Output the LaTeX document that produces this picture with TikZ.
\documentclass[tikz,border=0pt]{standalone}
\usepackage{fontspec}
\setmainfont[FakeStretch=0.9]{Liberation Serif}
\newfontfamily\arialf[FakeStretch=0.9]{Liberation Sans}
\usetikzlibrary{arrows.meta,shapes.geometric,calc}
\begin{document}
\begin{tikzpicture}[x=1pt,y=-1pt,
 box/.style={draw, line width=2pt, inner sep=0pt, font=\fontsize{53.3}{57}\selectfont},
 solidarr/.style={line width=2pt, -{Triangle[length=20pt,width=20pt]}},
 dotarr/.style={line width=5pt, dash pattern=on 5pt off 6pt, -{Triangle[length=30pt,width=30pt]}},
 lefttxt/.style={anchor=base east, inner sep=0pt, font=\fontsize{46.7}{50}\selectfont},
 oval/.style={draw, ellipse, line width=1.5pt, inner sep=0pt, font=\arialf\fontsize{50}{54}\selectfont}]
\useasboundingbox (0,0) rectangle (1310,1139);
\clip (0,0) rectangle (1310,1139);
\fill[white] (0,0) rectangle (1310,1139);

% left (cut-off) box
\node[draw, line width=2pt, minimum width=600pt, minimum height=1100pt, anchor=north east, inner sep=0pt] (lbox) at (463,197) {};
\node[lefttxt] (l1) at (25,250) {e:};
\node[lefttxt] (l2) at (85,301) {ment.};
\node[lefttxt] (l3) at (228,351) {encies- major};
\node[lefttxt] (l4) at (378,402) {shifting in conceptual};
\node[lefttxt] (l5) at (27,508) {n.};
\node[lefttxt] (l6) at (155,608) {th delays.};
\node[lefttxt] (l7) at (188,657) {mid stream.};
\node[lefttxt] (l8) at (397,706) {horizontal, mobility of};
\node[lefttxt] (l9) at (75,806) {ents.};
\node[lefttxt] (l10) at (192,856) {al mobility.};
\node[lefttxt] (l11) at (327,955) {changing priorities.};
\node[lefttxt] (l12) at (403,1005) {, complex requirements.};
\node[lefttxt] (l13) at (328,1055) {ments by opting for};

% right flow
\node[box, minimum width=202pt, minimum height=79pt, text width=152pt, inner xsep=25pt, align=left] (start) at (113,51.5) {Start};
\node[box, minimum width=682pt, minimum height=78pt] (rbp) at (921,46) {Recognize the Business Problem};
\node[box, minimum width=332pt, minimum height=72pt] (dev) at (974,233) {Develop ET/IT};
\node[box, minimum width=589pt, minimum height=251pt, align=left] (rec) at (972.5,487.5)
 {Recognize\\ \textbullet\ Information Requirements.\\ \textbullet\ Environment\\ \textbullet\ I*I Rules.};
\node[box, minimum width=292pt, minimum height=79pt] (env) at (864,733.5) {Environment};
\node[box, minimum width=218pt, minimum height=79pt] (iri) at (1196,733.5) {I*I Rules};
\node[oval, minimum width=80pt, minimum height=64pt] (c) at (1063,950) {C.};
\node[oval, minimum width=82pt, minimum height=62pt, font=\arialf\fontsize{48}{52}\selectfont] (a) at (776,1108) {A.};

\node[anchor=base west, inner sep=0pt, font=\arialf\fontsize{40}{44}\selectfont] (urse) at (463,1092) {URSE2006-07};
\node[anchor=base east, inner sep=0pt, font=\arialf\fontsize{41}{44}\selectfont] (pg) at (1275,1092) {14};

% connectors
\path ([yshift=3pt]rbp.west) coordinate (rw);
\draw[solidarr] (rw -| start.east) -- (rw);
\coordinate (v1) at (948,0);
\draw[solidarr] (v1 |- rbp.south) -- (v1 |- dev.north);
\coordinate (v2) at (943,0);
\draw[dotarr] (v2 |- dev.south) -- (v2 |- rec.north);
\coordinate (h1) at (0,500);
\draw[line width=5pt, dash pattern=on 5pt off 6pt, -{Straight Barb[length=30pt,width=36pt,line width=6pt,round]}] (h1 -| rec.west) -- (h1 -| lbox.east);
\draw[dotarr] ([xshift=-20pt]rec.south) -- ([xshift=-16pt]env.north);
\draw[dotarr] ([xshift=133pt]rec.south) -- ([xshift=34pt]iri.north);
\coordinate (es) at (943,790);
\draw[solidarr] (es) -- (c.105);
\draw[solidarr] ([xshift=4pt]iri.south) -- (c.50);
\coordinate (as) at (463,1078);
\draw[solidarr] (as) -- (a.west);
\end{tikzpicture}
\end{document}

Objective: Extract each line of the material exactly as it stands.

Solution to this exercise:
Output the LaTeX document that produces this picture with TikZ.
\documentclass[tikz,border=0pt]{standalone}
\usepackage{fontspec}
\setmainfont[FakeStretch=0.9]{Liberation Serif}
\newfontfamily\arialf[FakeStretch=0.9]{Liberation Sans}
\usetikzlibrary{arrows.meta,shapes.geometric,calc}
\begin{document}
\begin{tikzpicture}[x=1pt,y=-1pt,
 box/.style={draw, line width=2pt, inner sep=0pt, font=\fontsize{53.3}{57}\selectfont},
 solidarr/.style={line width=2pt, -{Triangle[length=20pt,width=20pt]}},
 dotarr/.style={line width=5pt, dash pattern=on 5pt off 6pt, -{Triangle[length=30pt,width=30pt]}},
 lefttxt/.style={anchor=base east, inner sep=0pt, font=\fontsize{46.7}{50}\selectfont},
 oval/.style={draw, ellipse, line width=1.5pt, inner sep=0pt, font=\arialf\fontsize{50}{54}\selectfont}]
\useasboundingbox (0,0) rectangle (1310,1139);
\clip (0,0) rectangle (1310,1139);
\fill[white] (0,0) rectangle (1310,1139);

% left (cut-off) box
\node[draw, line width=2pt, minimum width=600pt, minimum height=1100pt, anchor=north east, inner sep=0pt] (lbox) at (463,197) {};
\node[lefttxt] (l1) at (25,250) {e:};
\node[lefttxt] (l2) at (85,301) {ment.};
\node[lefttxt] (l3) at (228,351) {encies- major};
\node[lefttxt] (l4) at (378,402) {shifting in conceptual};
\node[lefttxt] (l5) at (27,508) {n.};
\node[lefttxt] (l6) at (155,608) {th delays.};
\node[lefttxt] (l7) at (188,657) {mid stream.};
\node[lefttxt] (l8) at (397,706) {horizontal, mobility of};
\node[lefttxt] (l9) at (75,806) {ents.};
\node[lefttxt] (l10) at (192,856) {al mobility.};
\node[lefttxt] (l11) at (327,955) {changing priorities.};
\node[lefttxt] (l12) at (403,1005) {, complex requirements.};
\node[lefttxt] (l13) at (328,1055) {ments by opting for};

% right flow
\node[box, minimum width=202pt, minimum height=79pt, text width=152pt, inner xsep=25pt, align=left] (start) at (113,51.5) {Start};
\node[box, minimum width=682pt, minimum height=78pt] (rbp) at (921,46) {Recognize the Business Problem};
\node[box, minimum width=332pt, minimum height=72pt] (dev) at (974,233) {Develop ET/IT};
\node[box, minimum width=589pt, minimum height=251pt, align=left] (rec) at (972.5,487.5)
 {Recognize\\ \textbullet\ Information Requirements.\\ \textbullet\ Environment\\ \textbullet\ I*I Rules.};
\node[box, minimum width=292pt, minimum height=79pt] (env) at (864,733.5) {Environment};
\node[box, minimum width=218pt, minimum height=79pt] (iri) at (1196,733.5) {I*I Rules};
\node[oval, minimum width=80pt, minimum height=64pt] (c) at (1063,950) {C.};
\node[oval, minimum width=82pt, minimum height=62pt, font=\arialf\fontsize{48}{52}\selectfont] (a) at (776,1108) {A.};

\node[anchor=base west, inner sep=0pt, font=\arialf\fontsize{40}{44}\selectfont] (urse) at (463,1092) {URSE2006-07};
\node[anchor=base east, inner sep=0pt, font=\arialf\fontsize{41}{44}\selectfont] (pg) at (1275,1092) {14};

% connectors
\path ([yshift=3pt]rbp.west) coordinate (rw);
\draw[solidarr] (rw -| start.east) -- (rw);
\coordinate (v1) at (948,0);
\draw[solidarr] (v1 |- rbp.south) -- (v1 |- dev.north);
\coordinate (v2) at (943,0);
\draw[dotarr] (v2 |- dev.south) -- (v2 |- rec.north);
\coordinate (h1) at (0,500);
\draw[line width=5pt, dash pattern=on 5pt off 6pt, -{Straight Barb[length=30pt,width=36pt,line width=6pt,round]}] (h1 -| rec.west) -- (h1 -| lbox.east);
\draw[dotarr] ([xshift=-20pt]rec.south) -- ([xshift=-16pt]env.north);
\draw[dotarr] ([xshift=133pt]rec.south) -- ([xshift=34pt]iri.north);
\coordinate (es) at (943,790);
\draw[solidarr] (es) -- (c.105);
\draw[solidarr] ([xshift=4pt]iri.south) -- (c.50);
\coordinate (as) at (463,1078);
\draw[solidarr] (as) -- (a.west);
\end{tikzpicture}
\end{document}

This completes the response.